Here is Prob. 1, Sec. 3.7, in the book Introduction to Real Analysis by Robert G. Bartle and Donald R. Sherbert, 4th edition:
Let $\sum a_n$ be a given series and let $\sum b_n$ be the series in which the terms are the same and in the same order as in $\sum a_n$ except that the terms for which $a_n = 0$ have been omitted. Show that $\sum a_n$ converges to $A$ if and only if $\sum b_n$ converges to $A$.
My Attempt:
In order to have a series at all for $\sum b_n$, we must of course assume that there are non-zero terms in $\sum a_n$; rather, we must also assume that there are infinitely many non-zero terms of the series $\sum a_n$, for otherwise both $\sum_{n=1}^\infty a_n$ and $\sum_{n=1}^\infty b_n$ be finite sums having the same non-zero terms and will thus be equal.
Am I right?
For the sake of definiteness, let us assume that $a_n = 0$ whenever $n$ is a prime number and that $a_n$ is non-zero otherwise. Let $\left( s_n \right)_{n \in \mathbb{N}}$ and $\left( t_n \right)_{n \in \mathbb{N}}$ be the sequences of the partial sums of $\sum a_n$ and $\sum b_n$, respectively. Then we note that $$ \begin{align} t_1 &= s_1 = s_2 = s_3, \\ t_2 &= s_4 = s_5, \\ t_3 &= s_6 = s_7, \\ t_4 &= s_8, \\ t_5 &= s_9, \\ t_6 &= s_{10} = s_{11}, \\ t_7 &= s_{12} = s_{13}, \\ t_8 &= s_{14}, \\ t_9 &= s_{15}, \\ t_{10} &= s_{16} = s_{17}, \end{align} $$ and so on and so forth. In this way, we observe that $\left( t_n \right)_{n \in \mathbb{N}}$ is a subsequence of $\left( s_n \right)_{n \in \mathbb{N}}$ and therefore the former sequence has the same limit as the latter.

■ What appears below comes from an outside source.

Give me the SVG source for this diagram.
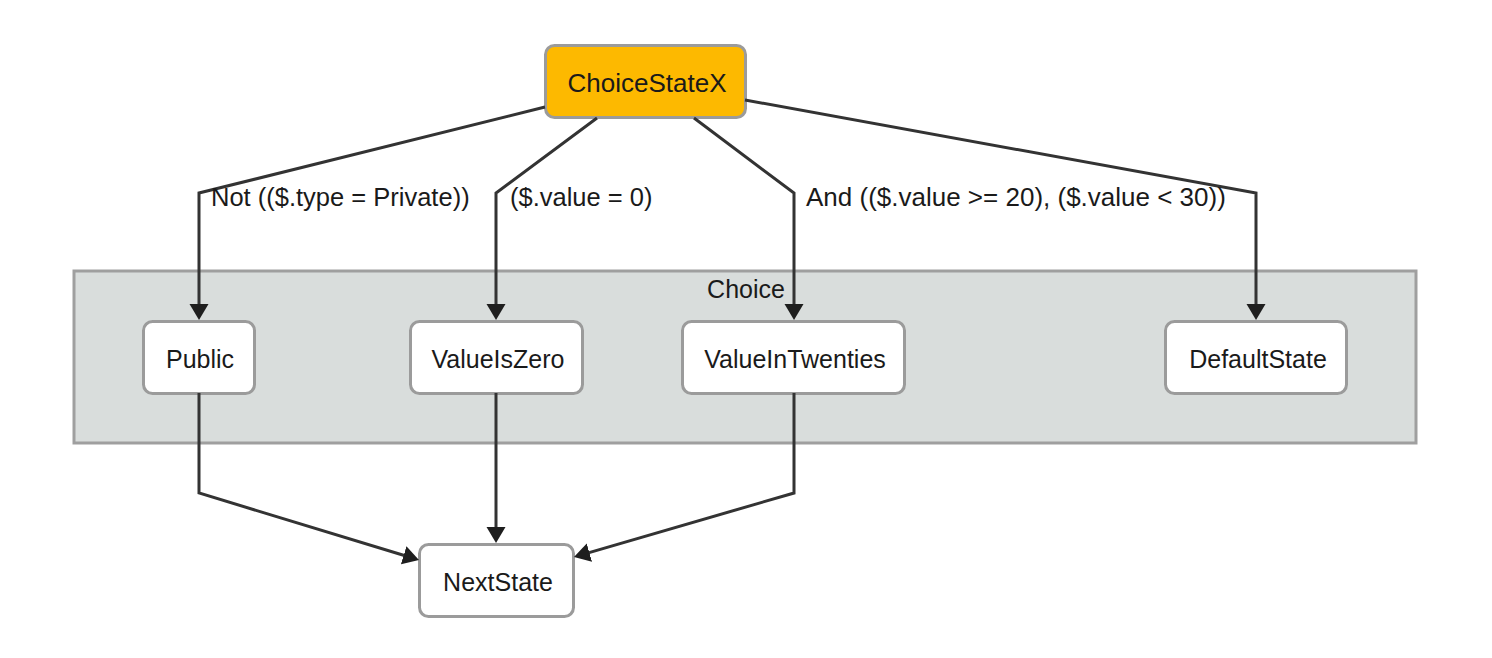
<svg xmlns="http://www.w3.org/2000/svg" width="1492" height="658" viewBox="0 0 1492 658">
<style>
text{font-family:"Liberation Sans",Arial,Helvetica,sans-serif;font-size:25px;fill:#1a1a1a}
.node rect{fill:#ffffff;stroke:#9b9b9b;stroke-width:3}
.node.start rect{fill:#fdb900}
.node.start text{font-size:26px}
.node text{text-anchor:middle}
.edge{fill:none;stroke:#333333;stroke-width:3;marker-end:url(#arrow)}
.cluster rect{fill:#d9dddc;stroke:#9f9f9f;stroke-width:3}
.lbl{font-size:25.5px}
.lbl.wide{font-size:26px}
</style>
<defs>
<marker id="arrow" markerUnits="userSpaceOnUse" markerWidth="17" markerHeight="20" refX="11" refY="10" orient="auto" viewBox="0 0 17 20">
<path d="M0,0.5 L16,10 L0,19.5 z" fill="#1e1e1e"/>
</marker>
</defs>
<rect width="1492" height="658" fill="#ffffff"/>
<g id="cluster-choice" class="cluster">
<rect x="74" y="271" width="1342" height="172"/>
<text x="746" y="298" text-anchor="middle">Choice</text>
</g>
<g id="ChoiceStateX" class="node start">
<rect x="545.5" y="45.5" width="200" height="72" rx="9"/>
<text x="647" y="92">ChoiceStateX</text>
</g>
<g id="Public" class="node">
<rect x="143.5" y="321.5" width="111" height="72" rx="9"/>
<text x="200" y="368">Public</text>
</g>
<g id="ValueIsZero" class="node">
<rect x="410.5" y="321.5" width="172" height="72" rx="9"/>
<text x="498" y="368">ValueIsZero</text>
</g>
<g id="ValueInTwenties" class="node">
<rect x="682.5" y="321.5" width="222" height="72" rx="9"/>
<text x="795" y="368">ValueInTwenties</text>
</g>
<g id="DefaultState" class="node">
<rect x="1165.5" y="321.5" width="181" height="72" rx="9"/>
<text x="1258" y="368">DefaultState</text>
</g>
<g id="NextState" class="node">
<rect x="419.5" y="544.5" width="154" height="72" rx="9"/>
<text x="498" y="591">NextState</text>
</g>
<g id="connectors">
<path class="edge" d="M545,107 L199,193 L199,315"/>
<path class="edge" d="M597,118 L496,193 L496,315"/>
<path class="edge" d="M694,118 L794,193 L794,315"/>
<path class="edge" d="M745,100 L1256,193 L1256,315"/>
<path class="edge" d="M199,393 L199,493 L414.2,558.5"/>
<path class="edge" d="M496,393 L496,538"/>
<path class="edge" d="M794,393 L794,493 L578.8,555.6"/>
<text class="lbl" x="211" y="206">Not (($.type = Private))</text>
<text class="lbl" x="510" y="206">($.value = 0)</text>
<text class="lbl wide" x="806" y="206">And (($.value &gt;= 20), ($.value &lt; 30))</text>
</g>
</svg>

Is this kind of "proof" satisfactory enough, I wonder? I would like to make it more general and rigorous though.
Reading off the above array from the right to left, we observe that the terms of the sequence $\left( s_n \right)_{n \in \mathbb{N}}$ also appear in the sequence $\left( t_n \right)_{n \in \mathbb{N}}$ and the predecessor-successor relationship between terms is preserved in passing from the latter sequence to the former. Thus (intuitively at least) the former sequence cannot have any limit different from the limit of the latter sequence.
How to make this part of my argument more precise and rigorous, employing only what has preceded this particular exercise problem in the book?
In general, how to give a proof of each one of the two parts in the full level of generality, rigor, and detail?
Let $\sum a_n$ and $\sum b_n$ be two series satisfying the hypothesis
Let $s_n = a_1 + a_2 + a_3 + \cdots +a_n $, and let $t_n = b_1+ b_2 + b_3 + \cdots + b_n $ be the sequences of the partial sums of $\sum a_n$ and $\sum b_n$, respectively.
Suppose there are $m$ terms $a_i$ equal to 0 in the partial sum of $a_n$
Thus, $n-m$ non-zero terms are there in the sum $s_n$ , which is exactly the first $n-m$ terms of $\sum b_n$.
Thus, $$s_n = t_{n-m}. $$
Therefore , if $s_n$ converges, then $t_n$ converges. And, conversely, if $t_n$ converges then $s_n$ converges.
Let $lim s_n = lim t_n = \alpha$, say.
Hence $\sum a_n$ converges to $\alpha$ $\iff$ $\sum b_n$ converges to $\alpha$.